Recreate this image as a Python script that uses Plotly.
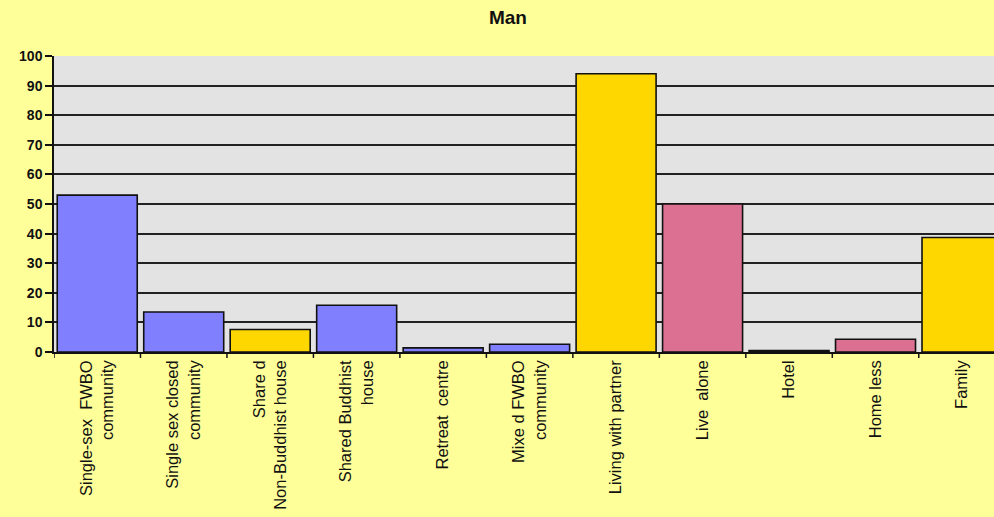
"""Bar chart: living situation, Man."""
import plotly.graph_objects as go

categories = [
    "Single-sex  FWBO<br>community",
    "Single sex closed<br>community",
    "Share d<br>Non-Buddhist house",
    "Shared Buddhist<br>house",
    "Retreat  centre",
    "Mixe d FWBO<br>community",
    "Living with partner",
    "Live  alone",
    "Hotel",
    "Home less",
    "Family",
]
values = [53, 13.5, 7.6, 15.8, 1.4, 2.6, 94, 50, 0.5, 4.3, 38.7]
groups = ["c", "c", "o", "c", "c", "c", "o", "a", "a", "a", "o"]

palette = {"c": "#8080ff", "o": "#ffd700", "a": "#dc7093"}
colors = [palette[g] for g in groups]

fig = go.Figure(go.Bar(
    x=list(range(len(categories))), y=values,
    marker=dict(color=colors, line=dict(color="#111111", width=1.6)),
    width=0.925,
))

fig.update_layout(
    width=994, height=517,
    paper_bgcolor="#ffff99", plot_bgcolor="#e3e3e3",
    margin=dict(l=54, r=0, t=56, b=165),
    showlegend=False,
    title=dict(text="<b>Man</b>", x=0.511, xanchor="center", y=0.967, yanchor="middle",
               font=dict(family="Liberation Sans, Arial", size=19, color="#111")),
    font=dict(family="Liberation Sans, Arial", color="#111"),
)
fig.update_xaxes(
    range=[-0.5, 10.37],
    tickmode="array", tickvals=list(range(len(categories))), ticktext=categories,
    tickangle=-90, tickfont=dict(size=16.5),
    showgrid=False, showline=True, linecolor="#111", linewidth=1.5,
    ticks="", zeroline=False,
)
# boundary ticks between categories
for i in range(len(categories) + 1):
    fig.add_shape(type="line", xref="x", yref="paper",
                  x0=i - 0.5, x1=i - 0.5, y0=0, y1=-0.02,
                  line=dict(color="#111", width=1.5))
fig.update_yaxes(
    range=[0, 100], dtick=10, tick0=0,
    showgrid=True, gridcolor="#222", gridwidth=1.5,
    showline=True, linecolor="#111", linewidth=1.5,
    ticks="outside", ticklen=7, tickcolor="#111", tickwidth=1.5,
    tickfont=dict(size=14),
    tickprefix="<b>", ticksuffix="</b>",
    zeroline=False,
)

fig.write_html(
    "out.html",
    config={"displayModeBar": False},
    post_script="document.body.style.margin='0';document.body.style.background='#ffff99';",
)
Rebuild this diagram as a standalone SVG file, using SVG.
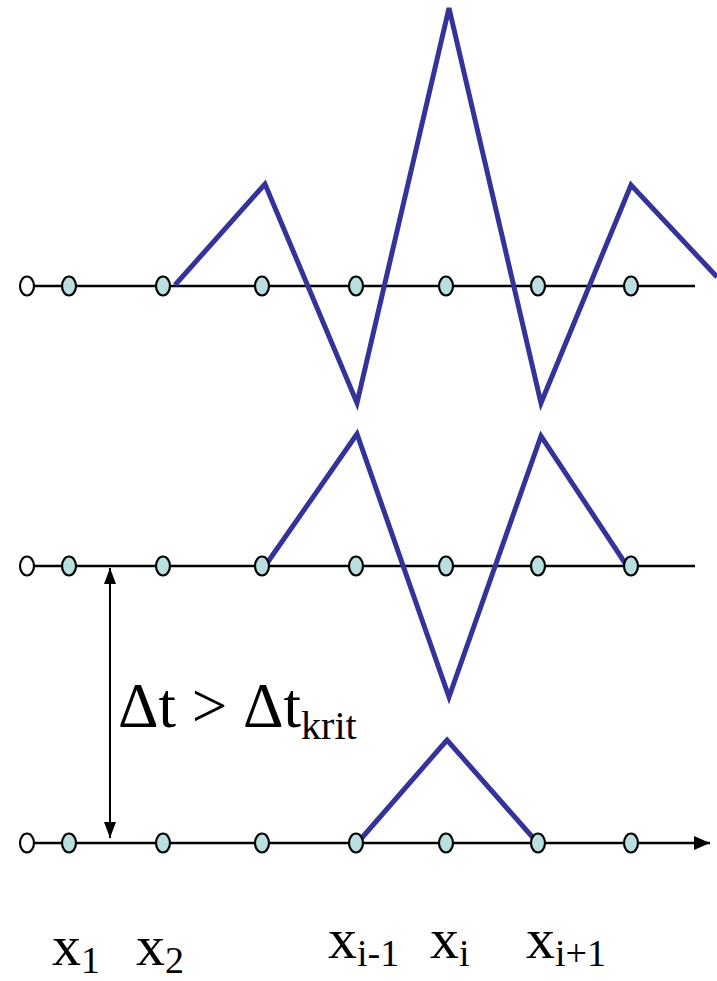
<svg xmlns="http://www.w3.org/2000/svg" width="717" height="981" viewBox="0 0 717 981">
<defs>
<style>
.axis{stroke:#000;stroke-width:2.5;fill:none}
.wave{stroke:#333399;stroke-width:5;fill:none;stroke-linejoin:miter}
.pt{fill:#b9dfe0;stroke:#000;stroke-width:2.2}
.pt0{fill:#fff;stroke:#000;stroke-width:2.2}
.serif{font-family:"Liberation Serif","Times New Roman",serif;fill:#000}
</style>
<marker id="ah" viewBox="0 0 16 12" refX="16" refY="6" markerWidth="16" markerHeight="12" markerUnits="userSpaceOnUse" orient="auto-start-reverse">
<path d="M0,0 L16,6 L0,12 z" fill="#000"/>
</marker>
<marker id="ahb" viewBox="0 0 16 14" refX="16" refY="7" markerWidth="16" markerHeight="14" markerUnits="userSpaceOnUse" orient="auto">
<path d="M0,0 L16,7 L0,14 z" fill="#000"/>
</marker>
</defs>
<g id="connectors">
<line class="axis" x1="27" y1="286" x2="695" y2="286"/>
<line class="axis" x1="27" y1="566" x2="695" y2="566"/>
<line class="axis" x1="27" y1="843" x2="710" y2="843" marker-end="url(#ahb)"/>
<line x1="110" y1="568" x2="110" y2="838" stroke="#000" stroke-width="2" marker-start="url(#ah)" marker-end="url(#ah)"/>
<polyline class="wave" points="175,285 265,184 357,403 449,8 541,403 631,185 717,277"/>
<polyline class="wave" points="265,566 357,434 449,697 541,436 627,566"/>
<polyline class="wave" points="360,840 447,740 535,840"/>
</g>
<g id="row1">
<ellipse class="pt0" cx="27" cy="286" rx="7" ry="9.5"/>
<ellipse class="pt" cx="69" cy="286" rx="7" ry="9.5"/>
<ellipse class="pt" cx="163" cy="286" rx="7" ry="9.5"/>
<ellipse class="pt" cx="262" cy="286" rx="7" ry="9.5"/>
<ellipse class="pt" cx="356" cy="286" rx="7" ry="9.5"/>
<ellipse class="pt" cx="446" cy="286" rx="7" ry="9.5"/>
<ellipse class="pt" cx="538" cy="286" rx="7" ry="9.5"/>
<ellipse class="pt" cx="631" cy="286" rx="7" ry="9.5"/>
</g>
<g id="row2">
<ellipse class="pt0" cx="27" cy="566" rx="7" ry="9.5"/>
<ellipse class="pt" cx="69" cy="566" rx="7" ry="9.5"/>
<ellipse class="pt" cx="163" cy="566" rx="7" ry="9.5"/>
<ellipse class="pt" cx="262" cy="566" rx="7" ry="9.5"/>
<ellipse class="pt" cx="356" cy="566" rx="7" ry="9.5"/>
<ellipse class="pt" cx="446" cy="566" rx="7" ry="9.5"/>
<ellipse class="pt" cx="538" cy="566" rx="7" ry="9.5"/>
<ellipse class="pt" cx="631" cy="566" rx="7" ry="9.5"/>
</g>
<g id="row3">
<ellipse class="pt0" cx="27" cy="843" rx="7" ry="9.5"/>
<ellipse class="pt" cx="69" cy="843" rx="7" ry="9.5"/>
<ellipse class="pt" cx="163" cy="843" rx="7" ry="9.5"/>
<ellipse class="pt" cx="262" cy="843" rx="7" ry="9.5"/>
<ellipse class="pt" cx="356" cy="843" rx="7" ry="9.5"/>
<ellipse class="pt" cx="446" cy="843" rx="7" ry="9.5"/>
<ellipse class="pt" cx="538" cy="843" rx="7" ry="9.5"/>
<ellipse class="pt" cx="631" cy="843" rx="7" ry="9.5"/>
</g>
<g id="dt-label">
<text class="serif" x="118" y="727" font-size="63">Δt &gt; Δt<tspan font-size="40" dy="12">krit</tspan></text>
</g>
<g id="x-labels">
<text class="serif" x="52" y="965" font-size="58">x<tspan font-size="38" dy="8">1</tspan></text>
<text class="serif" x="136" y="965" font-size="58">x<tspan font-size="38" dy="8">2</tspan></text>
<text class="serif" x="328" y="958" font-size="58">x<tspan font-size="38" dy="8">i-1</tspan></text>
<text class="serif" x="430" y="958" font-size="58">x<tspan font-size="38" dy="8">i</tspan></text>
<text class="serif" x="526" y="958" font-size="58">x<tspan font-size="38" dy="8">i+1</tspan></text>
</g>
</svg>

*THE TASK:* Copy each line of the preceding data that contains the string "this".

*ANSWER FOR THE TASK:*
Recreate this image as a Python script that uses Plotly.
Rebuild this diagram as a standalone SVG file, using SVG.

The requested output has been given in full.